→ DIRECTIVE
Repeat each entry exactly and drop the pictures.

→ MATERIAL SUPPLIED
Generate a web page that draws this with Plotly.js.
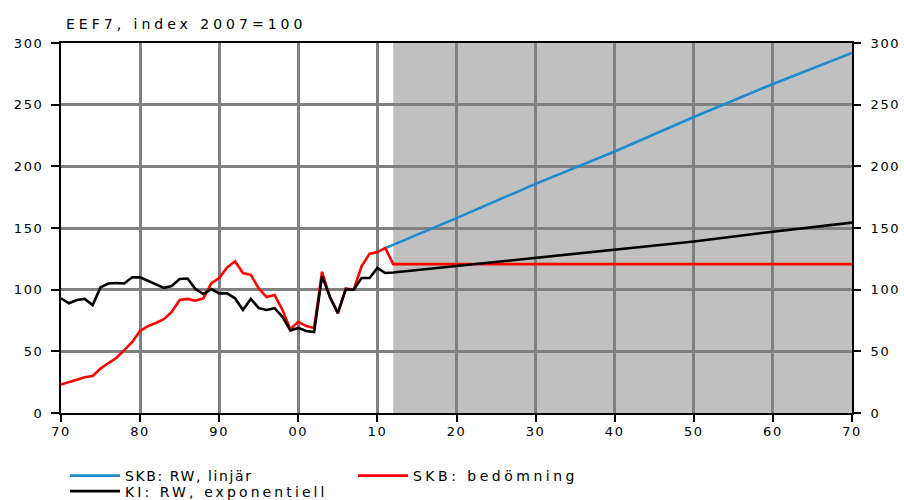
<!DOCTYPE html>
<html>
<head>
<meta charset="utf-8">
<script src="https://cdn.plot.ly/plotly-3.0.1.min.js"></script>
<style>
html,body{margin:0;padding:0;background:#fff;}
#chart{width:904px;height:500px;}
</style>
</head>
<body>
<div id="chart"></div>
<script>
// Historical years 1970-2012
const histYears = [1970,1971,1972,1973,1974,1975,1976,1977,1978,1979,1980,1981,1982,1983,1984,1985,1986,1987,1988,1989,1990,1991,1992,1993,1994,1995,1996,1997,1998,1999,2000,2001,2002,2003,2004,2005,2006,2007,2008,2009,2010,2011,2012];

// SKB: bedömning (red), historical part
const redHist = [23,25,27.5,29,30,36,40.5,44.6,51,57.6,66.5,70.5,73,76,82,91.6,92.5,91,93,105,109.5,118,123,113.5,112,101,94,95.7,83.5,68,74,70.5,69,114.5,94,81,101,100,119,129,130.5,133.7,120.7];
// SKB: bedömning (red), projection
const redProjYears = [2012,2070];
const redProj = [120.7,120.7];

// KI: RW, exponentiell (black), historical part
const blackHist = [93,89,91.6,92.5,87.5,102,105,105.4,105,110,110,107,104,101.5,103,108.7,109,100.5,96.5,100.5,97,97,93,83.5,92.5,85,83.5,85,78,67,69,66.5,65.7,111,94,81,100,100,109.5,109.5,117.5,113.5,113.9];
// KI: RW, exponentiell (black), projection
const blackProjYears = [2012,2020,2030,2040,2050,2060,2070];
const blackProj = [113.9,119.3,126,132.3,139,147,154.4];

// SKB: RW, linjär (blue)
const blueYears = [2011,2020,2030,2040,2050,2060,2070];
const blueVals = [133.7,158,185.8,212,240,266.8,292];

// Forecast shading
const shadeStart = 2012, shadeEnd = 2070;

// Axis ticks
const xTickVals = [1970,1980,1990,2000,2010,2020,2030,2040,2050,2060,2070];
const xTickText = ['70','80','90','00','10','20','30','40','50','60','70'];
const yTickVals = [0,50,100,150,200,250,300];
const yTickText = ['0','50','100','150','200','250','300'];

// Labels
const titleText = 'EEF7, index 2007=100';
const seriesNames = ['SKB: RW, linjär', 'SKB: bedömning', 'KI: RW, exponentiell'];

const redX = histYears.concat(redProjYears.slice(1));
const redY = redHist.concat(redProj.slice(1));
const blackX = histYears.concat(blackProjYears.slice(1));
const blackY = blackHist.concat(blackProj.slice(1));

const FONT = 'DejaVu Sans, Verdana, sans-serif';
const spaced = (t, s) => '<span style="letter-spacing:' + s + 'px">' + t + '</span>';

const traces = [
  {x: blueYears, y: blueVals, type:'scatter', mode:'lines', name: spaced(seriesNames[0], 1.6),
   line:{color:'#1b8bd0', width:2.6}, legend:'legend'},
  {x: redX, y: redY, type:'scatter', mode:'lines', name: spaced(seriesNames[1], 3.5),
   line:{color:'#ff0000', width:2.6}, legend:'legend'},
  {x: blackX, y: blackY, type:'scatter', mode:'lines', name: spaced(seriesNames[2], 3.1),
   line:{color:'#000000', width:2.6}, legend:'legend2'},
  {x: redX, y: redY, type:'scatter', mode:'lines', yaxis:'y2', showlegend:false,
   hoverinfo:'skip', line:{color:'rgba(0,0,0,0)', width:0}}
];

const legendBase = {orientation:'h', xanchor:'left', yanchor:'top',
  font:{family:FONT, size:14, color:'#000'}, entrywidth:223,
  itemwidth:50, bgcolor:'rgba(0,0,0,0)', borderwidth:0};

const tickFont = {family:FONT, size:13, color:'#000'};
const axisCommon = {showline:true, linecolor:'#000', linewidth:2, mirror:true,
  ticks:'outside', ticklen:8, tickwidth:2, tickcolor:'#000',
  tickfont:tickFont, zeroline:false, fixedrange:true,
  showgrid:true, gridcolor:'#808080', gridwidth:3};

const yTickSpaced = yTickText.map(t => spaced(t, 1.6));
const xTickSpaced = xTickText.map(t => spaced(t, 1.6));

const layout = {
  width:904, height:500,
  margin:{l:61, r:52, t:43, b:87, autoexpand:false},
  paper_bgcolor:'#ffffff', plot_bgcolor:'#ffffff',
  font:{family:FONT, size:13, color:'#000'},
  title:{text: spaced(titleText, 4), x:66/904, xanchor:'left', xref:'container',
         y:1-24/500, yanchor:'middle', yref:'container',
         font:{family:FONT, size:14, color:'#000'}},
  showlegend:true,
  legend:Object.assign({}, legendBase, {x:0.005, y:-0.127}),
  legend2:Object.assign({}, legendBase, {x:0.005, y:-0.169}),
  xaxis:Object.assign({}, axisCommon, {range:[1970,2070], tickvals:xTickVals, ticktext:xTickSpaced,
         ticklen:7, ticklabelstandoff:-2}),
  yaxis:Object.assign({}, axisCommon, {range:[0,300], tickvals:yTickVals, ticktext:yTickSpaced,
         ticklabelstandoff:5}),
  yaxis2:{range:[0,300], tickvals:yTickVals, ticktext:yTickSpaced, overlaying:'y', side:'right',
         showgrid:false, showline:false, ticklabelstandoff:7,
         ticks:'outside', ticklen:8, tickwidth:2, tickcolor:'#000',
         tickfont:tickFont, zeroline:false, fixedrange:true},
  shapes:[{type:'rect', xref:'x', yref:'paper', x0:shadeStart, x1:shadeEnd, y0:0, y1:1,
           fillcolor:'#c0c0c0', line:{width:0}, layer:'below'}]
};

Plotly.newPlot('chart', traces, layout, {displayModeBar:false, staticPlot:true});
</script>
</body>
</html>
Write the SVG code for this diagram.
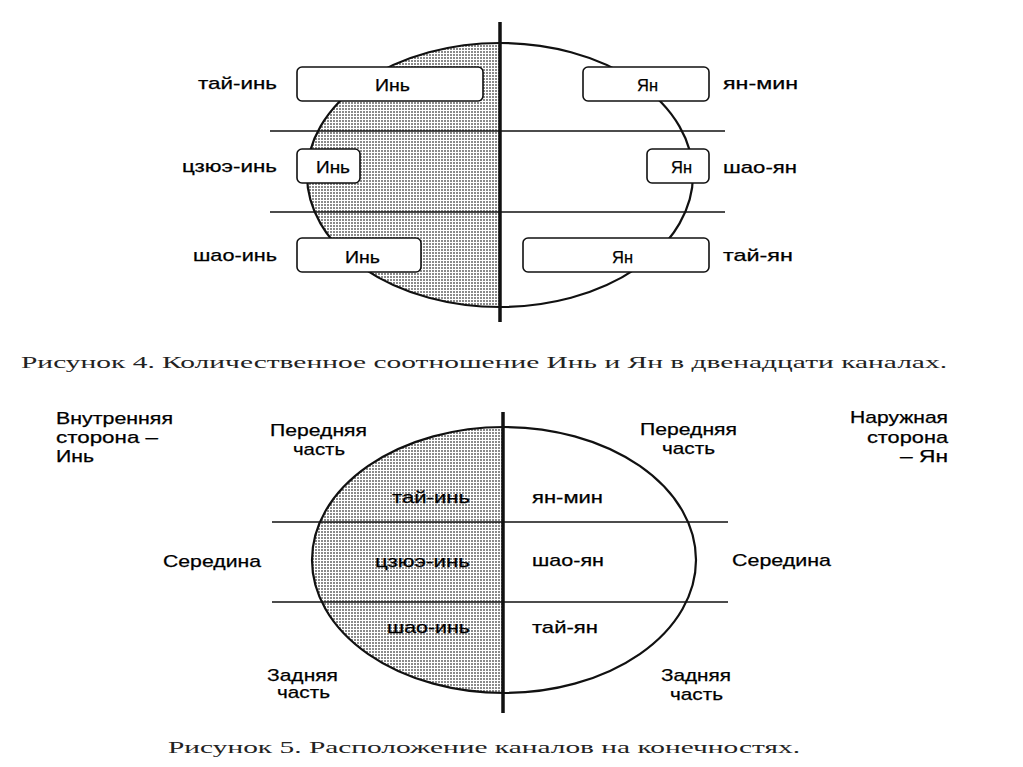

→ TASK RESPONSE
Generate a web page that draws this with Plotly.js.
<!DOCTYPE html>
<html>
<head>
<meta charset="utf-8">
<script src="https://cdn.plot.ly/plotly-3.0.1.min.js"></script>
<style>
html,body{margin:0;padding:0;background:#fff;}
#chart{width:904px;height:500px;}
</style>
</head>
<body>
<div id="chart"></div>
<script>
// Historical years 1970-2012
const histYears = [1970,1971,1972,1973,1974,1975,1976,1977,1978,1979,1980,1981,1982,1983,1984,1985,1986,1987,1988,1989,1990,1991,1992,1993,1994,1995,1996,1997,1998,1999,2000,2001,2002,2003,2004,2005,2006,2007,2008,2009,2010,2011,2012];

// SKB: bedömning (red), historical part
const redHist = [23,25,27.5,29,30,36,40.5,44.6,51,57.6,66.5,70.5,73,76,82,91.6,92.5,91,93,105,109.5,118,123,113.5,112,101,94,95.7,83.5,68,74,70.5,69,114.5,94,81,101,100,119,129,130.5,133.7,120.7];
// SKB: bedömning (red), projection
const redProjYears = [2012,2070];
const redProj = [120.7,120.7];

// KI: RW, exponentiell (black), historical part
const blackHist = [93,89,91.6,92.5,87.5,102,105,105.4,105,110,110,107,104,101.5,103,108.7,109,100.5,96.5,100.5,97,97,93,83.5,92.5,85,83.5,85,78,67,69,66.5,65.7,111,94,81,100,100,109.5,109.5,117.5,113.5,113.9];
// KI: RW, exponentiell (black), projection
const blackProjYears = [2012,2020,2030,2040,2050,2060,2070];
const blackProj = [113.9,119.3,126,132.3,139,147,154.4];

// SKB: RW, linjär (blue)
const blueYears = [2011,2020,2030,2040,2050,2060,2070];
const blueVals = [133.7,158,185.8,212,240,266.8,292];

// Forecast shading
const shadeStart = 2012, shadeEnd = 2070;

// Axis ticks
const xTickVals = [1970,1980,1990,2000,2010,2020,2030,2040,2050,2060,2070];
const xTickText = ['70','80','90','00','10','20','30','40','50','60','70'];
const yTickVals = [0,50,100,150,200,250,300];
const yTickText = ['0','50','100','150','200','250','300'];

// Labels
const titleText = 'EEF7, index 2007=100';
const seriesNames = ['SKB: RW, linjär', 'SKB: bedömning', 'KI: RW, exponentiell'];

const redX = histYears.concat(redProjYears.slice(1));
const redY = redHist.concat(redProj.slice(1));
const blackX = histYears.concat(blackProjYears.slice(1));
const blackY = blackHist.concat(blackProj.slice(1));

const FONT = 'DejaVu Sans, Verdana, sans-serif';
const spaced = (t, s) => '<span style="letter-spacing:' + s + 'px">' + t + '</span>';

const traces = [
  {x: blueYears, y: blueVals, type:'scatter', mode:'lines', name: spaced(seriesNames[0], 1.6),
   line:{color:'#1b8bd0', width:2.6}, legend:'legend'},
  {x: redX, y: redY, type:'scatter', mode:'lines', name: spaced(seriesNames[1], 3.5),
   line:{color:'#ff0000', width:2.6}, legend:'legend'},
  {x: blackX, y: blackY, type:'scatter', mode:'lines', name: spaced(seriesNames[2], 3.1),
   line:{color:'#000000', width:2.6}, legend:'legend2'},
  {x: redX, y: redY, type:'scatter', mode:'lines', yaxis:'y2', showlegend:false,
   hoverinfo:'skip', line:{color:'rgba(0,0,0,0)', width:0}}
];

const legendBase = {orientation:'h', xanchor:'left', yanchor:'top',
  font:{family:FONT, size:14, color:'#000'}, entrywidth:223,
  itemwidth:50, bgcolor:'rgba(0,0,0,0)', borderwidth:0};

const tickFont = {family:FONT, size:13, color:'#000'};
const axisCommon = {showline:true, linecolor:'#000', linewidth:2, mirror:true,
  ticks:'outside', ticklen:8, tickwidth:2, tickcolor:'#000',
  tickfont:tickFont, zeroline:false, fixedrange:true,
  showgrid:true, gridcolor:'#808080', gridwidth:3};

const yTickSpaced = yTickText.map(t => spaced(t, 1.6));
const xTickSpaced = xTickText.map(t => spaced(t, 1.6));

const layout = {
  width:904, height:500,
  margin:{l:61, r:52, t:43, b:87, autoexpand:false},
  paper_bgcolor:'#ffffff', plot_bgcolor:'#ffffff',
  font:{family:FONT, size:13, color:'#000'},
  title:{text: spaced(titleText, 4), x:66/904, xanchor:'left', xref:'container',
         y:1-24/500, yanchor:'middle', yref:'container',
         font:{family:FONT, size:14, color:'#000'}},
  showlegend:true,
  legend:Object.assign({}, legendBase, {x:0.005, y:-0.127}),
  legend2:Object.assign({}, legendBase, {x:0.005, y:-0.169}),
  xaxis:Object.assign({}, axisCommon, {range:[1970,2070], tickvals:xTickVals, ticktext:xTickSpaced,
         ticklen:7, ticklabelstandoff:-2}),
  yaxis:Object.assign({}, axisCommon, {range:[0,300], tickvals:yTickVals, ticktext:yTickSpaced,
         ticklabelstandoff:5}),
  yaxis2:{range:[0,300], tickvals:yTickVals, ticktext:yTickSpaced, overlaying:'y', side:'right',
         showgrid:false, showline:false, ticklabelstandoff:7,
         ticks:'outside', ticklen:8, tickwidth:2, tickcolor:'#000',
         tickfont:tickFont, zeroline:false, fixedrange:true},
  shapes:[{type:'rect', xref:'x', yref:'paper', x0:shadeStart, x1:shadeEnd, y0:0, y1:1,
           fillcolor:'#c0c0c0', line:{width:0}, layer:'below'}]
};

Plotly.newPlot('chart', traces, layout, {displayModeBar:false, staticPlot:true});
</script>
</body>
</html>
Write the SVG code for this diagram.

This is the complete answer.